Enclosures: AGLO 1980 No. 7

Bill Proposal


Footnotes

[1] In your opinion request, you asked first for an informal opinion to be provided before the end of the 1998 legislative session, and then for a formal opinion when we had time to fully research the issues. We provided the informal opinion in the form of a letter (Letter to Senator Harold Hochstatter and Senator Rosemary McAuliffe from James K. Pharris, Sr. Assistant Attorney General, dated March 3, 1998). This formal opinion expands on the analysis in the March 3 letter.

[2] You attached the proposal to your request, and we attach it to this Opinion. A similar bill was introduced in the 1998 Legislature as Senate Bill 6573. However, there are significant differences between the proposal attached to your request and Senate Bill 6573, which was eventually replaced by Substitute Senate Bill 6573. Our analysis is confined to the proposal attached to your request.

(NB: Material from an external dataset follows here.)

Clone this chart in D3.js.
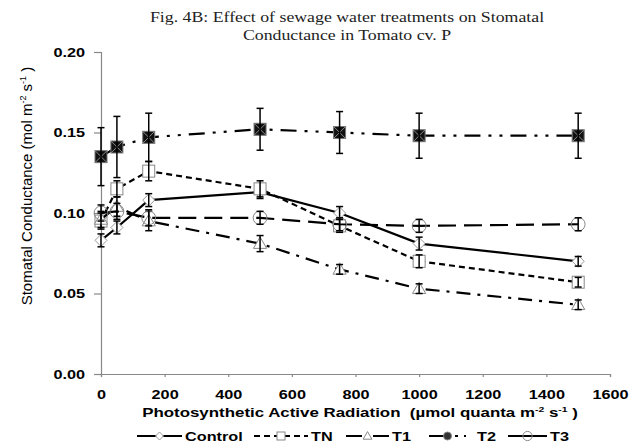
<!DOCTYPE html>
<html>
<head>
<meta charset="utf-8">
<script src="https://cdn.jsdelivr.net/npm/d3@7"></script>
<style>
  body { margin: 0; background: #fff; }
  svg { display: block; }
</style>
</head>
<body>
<div id="chart"></div>
<script>
// PAR levels
const par = [0, 50, 150, 500, 750, 1000, 1500];

// stomatal conductance per treatment
const control = [0.083, 0.091, 0.108, 0.113, 0.100, 0.081, 0.070];
const tn      = [0.095, 0.115, 0.126, 0.115, 0.092, 0.070, 0.057];
const t1      = [0.096, 0.104, 0.095, 0.081, 0.065, 0.053, 0.043];
const t2      = [0.135, 0.141, 0.147, 0.152, 0.150, 0.148, 0.148];
const t3      = [0.100, 0.101, 0.097, 0.097, 0.093, 0.092, 0.093];

// error bars
const controlErr = [0.004, 0.004, 0.004, 0.004, 0.004, 0.004, 0.003];
const tnErr      = [0.005, 0.005, 0.006, 0.005, 0.004, 0.004, 0.003];
const t1Err      = [0.005, 0.006, 0.006, 0.005, 0.003, 0.003, 0.003];
const t2Err      = [0.018, 0.019, 0.015, 0.013, 0.013, 0.014, 0.014];
const t3Err      = [0.005, 0.005, 0.005, 0.004, 0.004, 0.004, 0.004];

const xTicks = [0, 200, 400, 600, 800, 1000, 1200, 1400, 1600];
const yTicks = [0, 0.05, 0.10, 0.15, 0.20];

const series = [
  { name: 'Control', values: control, err: controlErr, dash: null,            marker: 'diamond' },
  { name: 'TN',      values: tn,      err: tnErr,      dash: '6,4',           marker: 'square' },
  { name: 'T1',      values: t1,      err: t1Err,      dash: '14,7,3,7',      marker: 'triangle' },
  { name: 'T2',      values: t2,      err: t2Err,      dash: '16,8,3,8,3,8',  marker: 'xsquare' },
  { name: 'T3',      values: t3,      err: t3Err,      dash: '18,8',          marker: 'circle' }
];

const width = 632, height = 445;
const margin = { top: 52, right: 22, bottom: 71, left: 101 };
const w = width - margin.left - margin.right;
const h = height - margin.top - margin.bottom;
const sx = 1.25;  // the original is stretched sideways
const sans = '"Liberation Sans", Arial, sans-serif';

const svg = d3.select('#chart').append('svg')
  .attr('width', width)
  .attr('height', height);

const g = svg.append('g').attr('transform', `translate(${margin.left},${margin.top})`);

const x = d3.scaleLinear().domain([0, 1600]).range([0, w]);
const y = d3.scaleLinear().domain([0, 0.20]).range([h, 0]);

// title
const titleLines = ['Fig. 4B: Effect of sewage water treatments on Stomatal', 'Conductance in Tomato cv. P'];
titleLines.forEach((t, i) => {
  svg.append('g')
    .attr('transform', `translate(347,${22 + i * 18}) scale(1.27,1)`)
    .append('text')
    .attr('text-anchor', 'middle')
    .style('font-family', '"Liberation Serif", "Times New Roman", serif')
    .style('font-size', '14px')
    .attr('fill', '#222')
    .text(t);
});

// axes
const yAxis = g.append('g')
  .call(d3.axisLeft(y).tickValues(yTicks).tickSize(7).tickFormat(d3.format('.2f')));
const xAxis = g.append('g')
  .attr('transform', `translate(0,${h})`)
  .call(d3.axisBottom(x).tickValues(xTicks).tickSize(3).tickFormat(d3.format('d')));

[xAxis, yAxis].forEach(a => {
  a.select('.domain').attr('stroke', '#888').attr('stroke-width', 1.2);
  a.selectAll('.tick line').attr('stroke', '#888').attr('stroke-width', 1.2);
  a.selectAll('.tick text')
    .attr('fill', '#000')
    .attr('transform', `scale(${sx},1)`)
    .style('font-family', sans)
    .style('font-size', '13px')
    .style('font-weight', 'bold');
});
yAxis.selectAll('.tick text').attr('x', -16 / sx);
xAxis.selectAll('.tick text').attr('y', 16);

// axis titles
svg.append('g')
  .attr('transform', `translate(360,417) scale(1.3,1)`)
  .append('text')
  .attr('text-anchor', 'middle')
  .style('font-family', sans)
  .style('font-size', '13px')
  .style('font-weight', 'bold')
  .html('Photosynthetic Active Radiation&#160;&#160;(µmol quanta m<tspan dy="-5" font-size="8px">-2</tspan><tspan dy="5"> s</tspan><tspan dy="-5" font-size="8px">-1</tspan><tspan dy="5"> )</tspan>');

svg.append('text')
  .attr('transform', `translate(32,186) rotate(-90)`)
  .attr('text-anchor', 'middle')
  .style('font-family', sans)
  .style('font-size', '15px')
  .html('Stomatal Conductance (mol m<tspan dy="-6" font-size="9px">-2</tspan><tspan dy="6"> s</tspan><tspan dy="-6" font-size="9px">-1</tspan><tspan dy="6"> )</tspan>');

// markers
function drawMarker(sel, type, size) {
  const s = size;
  if (type === 'diamond') {
    sel.append('path').attr('d', `M0,${-s}L${s},0L0,${s}L${-s},0Z`)
      .attr('fill', '#fff').attr('stroke', '#999').attr('stroke-width', 1);
  } else if (type === 'square') {
    sel.append('rect').attr('x', -s).attr('y', -s).attr('width', 2 * s).attr('height', 2 * s)
      .attr('fill', '#fff').attr('stroke', '#888').attr('stroke-width', 1);
  } else if (type === 'triangle') {
    sel.append('path').attr('d', `M0,${-s * 1.1}L${s * 1.1},${s * 0.8}L${-s * 1.1},${s * 0.8}Z`)
      .attr('fill', '#fff').attr('stroke', '#888').attr('stroke-width', 1);
  } else if (type === 'xsquare') {
    sel.append('rect').attr('x', -s).attr('y', -s).attr('width', 2 * s).attr('height', 2 * s)
      .attr('fill', '#111').attr('stroke', '#777').attr('stroke-width', 1);
    sel.append('path').attr('d', `M${-s},${-s}L${s},${s}M${s},${-s}L${-s},${s}`)
      .attr('stroke', '#888').attr('stroke-width', 1);
  } else if (type === 'circle') {
    sel.append('circle').attr('r', s * 1.15)
      .attr('fill', 'none').attr('stroke', '#888').attr('stroke-width', 1);
  } else if (type === 'dot') {
    sel.append('circle').attr('r', s)
      .attr('fill', '#333').attr('stroke', '#888').attr('stroke-width', 1);
  }
}

const line = d3.line().x(d => x(d.x)).y(d => y(d.y));

series.forEach(s => {
  const pts = par.map((p, i) => ({ x: p, y: s.values[i], e: s.err[i] }));
  const sg = g.append('g');

  sg.append('path')
    .datum(pts)
    .attr('d', line)
    .attr('fill', 'none')
    .attr('stroke', '#000')
    .attr('stroke-width', 2.2)
    .attr('stroke-dasharray', s.dash);

  pts.forEach(p => {
    const m = sg.append('g').attr('transform', `translate(${x(p.x)},${y(p.y)})`);
    drawMarker(m, s.marker, 6);
  });

  // error bars
  pts.forEach(p => {
    const cx = x(p.x);
    sg.append('line')
      .attr('x1', cx).attr('x2', cx)
      .attr('y1', y(p.y + p.e)).attr('y2', y(p.y - p.e))
      .attr('stroke', '#000').attr('stroke-width', 1.5);
    [p.y + p.e, p.y - p.e].forEach(v => {
      sg.append('line')
        .attr('x1', cx - 3.5).attr('x2', cx + 3.5)
        .attr('y1', y(v)).attr('y2', y(v))
        .attr('stroke', '#000').attr('stroke-width', 1.5);
    });
  });
});

// legend
const legendItems = [
  { name: 'Control', x: 137, len: 45, dash: null,        marker: 'diamond' },
  { name: 'TN',      x: 254, len: 54, dash: '6,4',       marker: 'square' },
  { name: 'T1',      x: 346, len: 43, dash: '16,4,3,4',  marker: 'triangle' },
  { name: 'T2',      x: 429, len: 37, dash: '20,6,3,6',  marker: 'dot' },
  { name: 'T3',      x: 508, len: 39, dash: null,        marker: 'circle' }
];
const legend = svg.append('g').attr('transform', 'translate(0,436)');
legendItems.forEach(it => {
  const lg = legend.append('g').attr('transform', `translate(${it.x},0)`);
  lg.append('line')
    .attr('x1', 0).attr('x2', it.len)
    .attr('stroke', '#000').attr('stroke-width', 2)
    .attr('stroke-dasharray', it.dash);
  const m = lg.append('g').attr('transform', `translate(${it.len / 2},0)`);
  drawMarker(m, it.marker, 4);
  lg.append('g')
    .attr('transform', `translate(${it.len + (it.name === 'T2' ? 11 : 3)},4.5) scale(${sx},1)`)
    .append('text')
    .style('font-family', sans)
    .style('font-size', '13px')
    .style('font-weight', 'bold')
    .text(it.name);
});
</script>
</body>
</html>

[3] Despite the differences in wording between these two sections of the Constitution, the courts have construed them to be identical. See, e.g. Tacoma v. Taxpayers, 108 Wn.2d 679, 743 P.2d 793 (1987). Thus, cases construing either section are of equal utility in interpreting the other.

[4] In CLEAN, the Court found that building a stadium was not a fundamental governmental purpose and, therefore, reached the second prong of the analysis. However, the Court went on to find that (1) building the stadium did serve a public purpose, albeit not a fundamental one; (2) the public would receive constitutionally adequate consideration; and (3) there was no evidence of donative intent behind the authorizing of the expenditure.

[5] We note that the bill would result in no transfer of public funds or property to any private school, nor would the bill result in relieving the schools of a pre-existing financial obligation. Under current law, private schools have no such obligation.

[6] Although it does not change our analysis, we note that the proposal attached to your request would only provide public funds for the initial “one time” cost of conducting background checks on current private school employees. As to future employees, the bill contains no appropriation, and instructs the schools and their hiring contractors to determine who would pay for these checks.

[7] It would probably have been more technically correct to cite article VIII, section 5 since a state appropriation was involved. See discussion above.

[8] AGLO 1980 No. 7 did not find that the appropriation under consideration would violate article I, section 11.

[9] Note also AGO 1997 No. 4, in which we found that including church-related educational institutions in a statewide school computer network would not in itself violate article I, section 11 or other provisions of the Constitutions. However, the Opinion reserved judgment on possible uses of the computer network.

[10] The United States Constitution, in Amendment 1, also prohibits laws “..respecting an establishment of religion....” None of the cases construing this language appear to call into question practices as indirectly connected to the establishment of religion as Senate Bill 6573. See, e.g. Zobrest v. Catalina Foothills School Dist., 509 U.S. 1, 113 S. Ct. 2462, 125 L. Ed. 2d 1 (1993), in which the Supreme Court held that a state could constitutionally provide a sign-language interpreter for a deaf student attending classes at a sectarian high school. The practice upheld in Zobrest, which directly facilitates the school's instructional program, is far closer to an “establishment” of religion than conducting background checks on school employees. Thus, we think it is highly unlikely that Senate Bill 6573 would be found to violate the federal Constitution.